(Figure scripts)
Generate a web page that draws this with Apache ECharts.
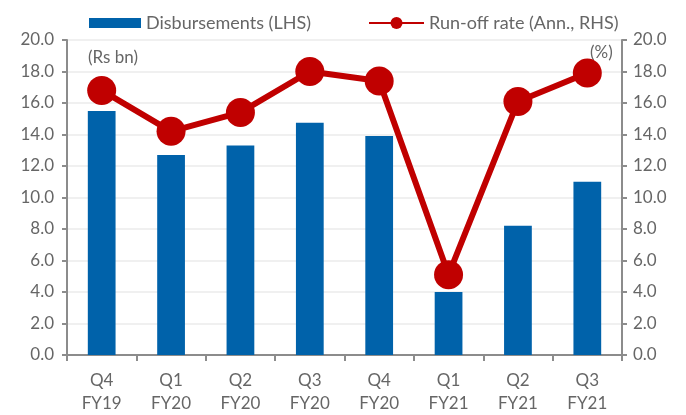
<!DOCTYPE html>
<html>
<head>
<meta charset="utf-8">
<script src="https://cdn.jsdelivr.net/npm/echarts@6/dist/echarts.min.js"></script>
<style>
    html, body { margin: 0; padding: 0; background: #fff; }
    #chart { width: 686px; height: 415px; }
</style>
</head>
<body>
<div id="chart"></div>
<script>
// 季度
var quarters = ['Q4\nFY19', 'Q1\nFY20', 'Q2\nFY20', 'Q3\nFY20', 'Q4\nFY20', 'Q1\nFY21', 'Q2\nFY21', 'Q3\nFY21'];
// Disbursements (Rs bn)
var disbursements = [15.5, 12.7, 13.3, 14.75, 13.9, 4.0, 8.2, 11.0];
// Run-off rate (%)
var runOffRate = [16.8, 14.2, 15.4, 18.0, 17.4, 5.1, 16.1, 17.9];

var textColor = '#666666';
var axisColor = '#8c8c8c';

var myChart = echarts.init(document.getElementById('chart'));

var option = {
    animation: false,
    textStyle: { fontFamily: 'Lato', color: textColor },
    legend: [{
        top: 9,
        left: 84,
        itemWidth: 52,
        itemHeight: 10,
        textStyle: { fontSize: 18, color: textColor, fontFamily: 'Lato' },
        data: [{ name: 'Disbursements (LHS)', icon: 'rect' }]
    }, {
        top: 9,
        left: 363,
        itemWidth: 55,
        itemHeight: 15,
        textStyle: { fontSize: 18, color: textColor, fontFamily: 'Lato' },
        data: [{ name: 'Run-off rate (Ann., RHS)' }]
    }],
    grid: {
        left: 67,
        right: 64,
        top: 40,
        bottom: 59
    },
    graphic: [
        { type: 'text', left: 88, top: 49, style: { text: '(Rs bn)', fontSize: 17, fill: textColor, fontFamily: 'Lato' } },
        { type: 'text', left: 590, top: 44, style: { text: '(%)', fontSize: 17, fill: textColor, fontFamily: 'Lato' } }
    ],
    xAxis: {
        type: 'category',
        data: quarters,
        axisLine: { lineStyle: { color: axisColor, width: 2 } },
        axisTick: { show: true, length: 6, lineStyle: { color: axisColor, width: 2 } },
        axisLabel: { fontSize: 17, color: textColor, lineHeight: 23, margin: 14 }
    },
    yAxis: [{
        type: 'value',
        min: 0,
        max: 20,
        interval: 2,
        axisLine: { show: true, lineStyle: { color: axisColor, width: 2 } },
        axisTick: { show: true, inside: false, length: 5, lineStyle: { color: axisColor, width: 2 } },
        axisLabel: {
            fontSize: 17, color: textColor, margin: 13,
            formatter: function (v) { return v.toFixed(1); }
        },
        splitLine: { show: true, lineStyle: { color: '#f0f0f0', width: 2 } }
    }, {
        type: 'value',
        min: 0,
        max: 20,
        interval: 2,
        position: 'right',
        axisLine: { show: true, lineStyle: { color: axisColor, width: 2 } },
        axisTick: { show: true, inside: false, length: 5, lineStyle: { color: axisColor, width: 2 } },
        axisLabel: {
            fontSize: 17, color: textColor, margin: 11,
            formatter: function (v) { return v.toFixed(1); }
        },
        splitLine: { show: false }
    }],
    series: [{
        name: 'Disbursements (LHS)',
        type: 'bar',
        barWidth: '40%',
        itemStyle: { color: '#0062AA' },
        data: disbursements
    }, {
        name: 'Run-off rate (Ann., RHS)',
        type: 'line',
        yAxisIndex: 1,
        symbol: 'circle',
        symbolSize: 29,
        lineStyle: { color: '#C00000', width: 6 },
        itemStyle: { color: '#C00000' },
        data: runOffRate
    }]
};
myChart.setOption(option);
</script>
</body>
</html>
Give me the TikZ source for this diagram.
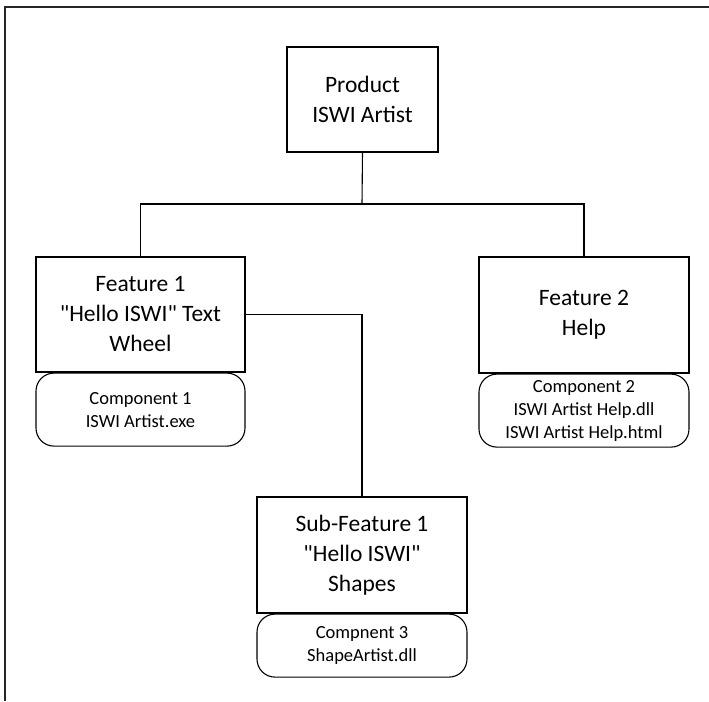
\documentclass[tikz,border=0pt]{standalone}
\usepackage{fontspec}
\setmainfont{Carlito}[Ligatures=TeXOff]
\usepackage{tikz}
\usetikzlibrary{positioning}

\begin{document}
\begin{tikzpicture}[x=1pt, y=-1pt,
  fbox/.style={draw=black, line width=1.1pt, align=center, inner sep=2pt,
    font=\fontsize{23.5}{30}\selectfont},
  cbox/.style={draw=black, line width=1.1pt, rounded corners=18pt, align=center,
    anchor=north, inner sep=2pt, minimum height=73pt, font=\fontsize{18.5}{23}\selectfont},
  link/.style={draw=black, line width=1.1pt}]
\useasboundingbox (0,0) rectangle (709,701);
% frame
\draw[line width=1.6pt, black!85] (709,7) -- (5,7) -- (5,701);
% product
\node[fbox, minimum width=151pt, minimum height=105pt] (prod) at (362.5,99.5) {Product\\ISWI Artist};
% features
\node[fbox, minimum width=209pt, minimum height=115pt] (feat1) at (140.5,314.5) {Feature 1\\"Hello ISWI" Text\\Wheel};
\node[cbox, minimum width=209pt] (comp1) at (feat1.south) {Component 1\\ISWI Artist.exe};
\node[fbox, minimum width=210pt, minimum height=116pt] (feat2) at (584,315) {Feature 2\\Help};
\node[cbox, minimum width=210pt] (comp2) at (feat2.south) {Component 2\\ISWI Artist Help.dll\\ISWI Artist Help.html};
% sub-feature
\node[fbox, minimum width=210pt, minimum height=116pt] (sub1) at (362,555) {Sub-Feature 1\\"Hello ISWI"\\Shapes};
\node[cbox, minimum width=210pt, minimum height=63pt] (comp3) at (sub1.south) {Compnent 3\\ShapeArtist.dll};
% connectors
\coordinate (fork) at (362,204);
\draw[link] (prod.south) -- (fork);
\draw[link] (feat1.north) |- (fork) -| (feat2.north);
\draw[link] (feat1.east) -| (sub1.north);
\end{tikzpicture}
\end{document}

WRITTEN PROBLEM: Pictures excluded, quote all the data above exactly.

THE REPLY:
Generate a web page that draws this with Apache ECharts.
<!DOCTYPE html>
<html>
<head>
<meta charset="utf-8">
<script src="https://cdn.jsdelivr.net/npm/echarts@6/dist/echarts.min.js"></script>
<style>
    html, body { margin: 0; padding: 0; background: #fff; }
    #chart { width: 686px; height: 415px; }
</style>
</head>
<body>
<div id="chart"></div>
<script>
// 季度
var quarters = ['Q4\nFY19', 'Q1\nFY20', 'Q2\nFY20', 'Q3\nFY20', 'Q4\nFY20', 'Q1\nFY21', 'Q2\nFY21', 'Q3\nFY21'];
// Disbursements (Rs bn)
var disbursements = [15.5, 12.7, 13.3, 14.75, 13.9, 4.0, 8.2, 11.0];
// Run-off rate (%)
var runOffRate = [16.8, 14.2, 15.4, 18.0, 17.4, 5.1, 16.1, 17.9];

var textColor = '#666666';
var axisColor = '#8c8c8c';

var myChart = echarts.init(document.getElementById('chart'));

var option = {
    animation: false,
    textStyle: { fontFamily: 'Lato', color: textColor },
    legend: [{
        top: 9,
        left: 84,
        itemWidth: 52,
        itemHeight: 10,
        textStyle: { fontSize: 18, color: textColor, fontFamily: 'Lato' },
        data: [{ name: 'Disbursements (LHS)', icon: 'rect' }]
    }, {
        top: 9,
        left: 363,
        itemWidth: 55,
        itemHeight: 15,
        textStyle: { fontSize: 18, color: textColor, fontFamily: 'Lato' },
        data: [{ name: 'Run-off rate (Ann., RHS)' }]
    }],
    grid: {
        left: 67,
        right: 64,
        top: 40,
        bottom: 59
    },
    graphic: [
        { type: 'text', left: 88, top: 49, style: { text: '(Rs bn)', fontSize: 17, fill: textColor, fontFamily: 'Lato' } },
        { type: 'text', left: 590, top: 44, style: { text: '(%)', fontSize: 17, fill: textColor, fontFamily: 'Lato' } }
    ],
    xAxis: {
        type: 'category',
        data: quarters,
        axisLine: { lineStyle: { color: axisColor, width: 2 } },
        axisTick: { show: true, length: 6, lineStyle: { color: axisColor, width: 2 } },
        axisLabel: { fontSize: 17, color: textColor, lineHeight: 23, margin: 14 }
    },
    yAxis: [{
        type: 'value',
        min: 0,
        max: 20,
        interval: 2,
        axisLine: { show: true, lineStyle: { color: axisColor, width: 2 } },
        axisTick: { show: true, inside: false, length: 5, lineStyle: { color: axisColor, width: 2 } },
        axisLabel: {
            fontSize: 17, color: textColor, margin: 13,
            formatter: function (v) { return v.toFixed(1); }
        },
        splitLine: { show: true, lineStyle: { color: '#f0f0f0', width: 2 } }
    }, {
        type: 'value',
        min: 0,
        max: 20,
        interval: 2,
        position: 'right',
        axisLine: { show: true, lineStyle: { color: axisColor, width: 2 } },
        axisTick: { show: true, inside: false, length: 5, lineStyle: { color: axisColor, width: 2 } },
        axisLabel: {
            fontSize: 17, color: textColor, margin: 11,
            formatter: function (v) { return v.toFixed(1); }
        },
        splitLine: { show: false }
    }],
    series: [{
        name: 'Disbursements (LHS)',
        type: 'bar',
        barWidth: '40%',
        itemStyle: { color: '#0062AA' },
        data: disbursements
    }, {
        name: 'Run-off rate (Ann., RHS)',
        type: 'line',
        yAxisIndex: 1,
        symbol: 'circle',
        symbolSize: 29,
        lineStyle: { color: '#C00000', width: 6 },
        itemStyle: { color: '#C00000' },
        data: runOffRate
    }]
};
myChart.setOption(option);
</script>
</body>
</html>
Give me the TikZ source for this diagram.
\documentclass[tikz,border=0pt]{standalone}
\usepackage{fontspec}
\setmainfont{Carlito}[Ligatures=TeXOff]
\usepackage{tikz}
\usetikzlibrary{positioning}

\begin{document}
\begin{tikzpicture}[x=1pt, y=-1pt,
  fbox/.style={draw=black, line width=1.1pt, align=center, inner sep=2pt,
    font=\fontsize{23.5}{30}\selectfont},
  cbox/.style={draw=black, line width=1.1pt, rounded corners=18pt, align=center,
    anchor=north, inner sep=2pt, minimum height=73pt, font=\fontsize{18.5}{23}\selectfont},
  link/.style={draw=black, line width=1.1pt}]
\useasboundingbox (0,0) rectangle (709,701);
% frame
\draw[line width=1.6pt, black!85] (709,7) -- (5,7) -- (5,701);
% product
\node[fbox, minimum width=151pt, minimum height=105pt] (prod) at (362.5,99.5) {Product\\ISWI Artist};
% features
\node[fbox, minimum width=209pt, minimum height=115pt] (feat1) at (140.5,314.5) {Feature 1\\"Hello ISWI" Text\\Wheel};
\node[cbox, minimum width=209pt] (comp1) at (feat1.south) {Component 1\\ISWI Artist.exe};
\node[fbox, minimum width=210pt, minimum height=116pt] (feat2) at (584,315) {Feature 2\\Help};
\node[cbox, minimum width=210pt] (comp2) at (feat2.south) {Component 2\\ISWI Artist Help.dll\\ISWI Artist Help.html};
% sub-feature
\node[fbox, minimum width=210pt, minimum height=116pt] (sub1) at (362,555) {Sub-Feature 1\\"Hello ISWI"\\Shapes};
\node[cbox, minimum width=210pt, minimum height=63pt] (comp3) at (sub1.south) {Compnent 3\\ShapeArtist.dll};
% connectors
\coordinate (fork) at (362,204);
\draw[link] (prod.south) -- (fork);
\draw[link] (feat1.north) |- (fork) -| (feat2.north);
\draw[link] (feat1.east) -| (sub1.north);
\end{tikzpicture}
\end{document}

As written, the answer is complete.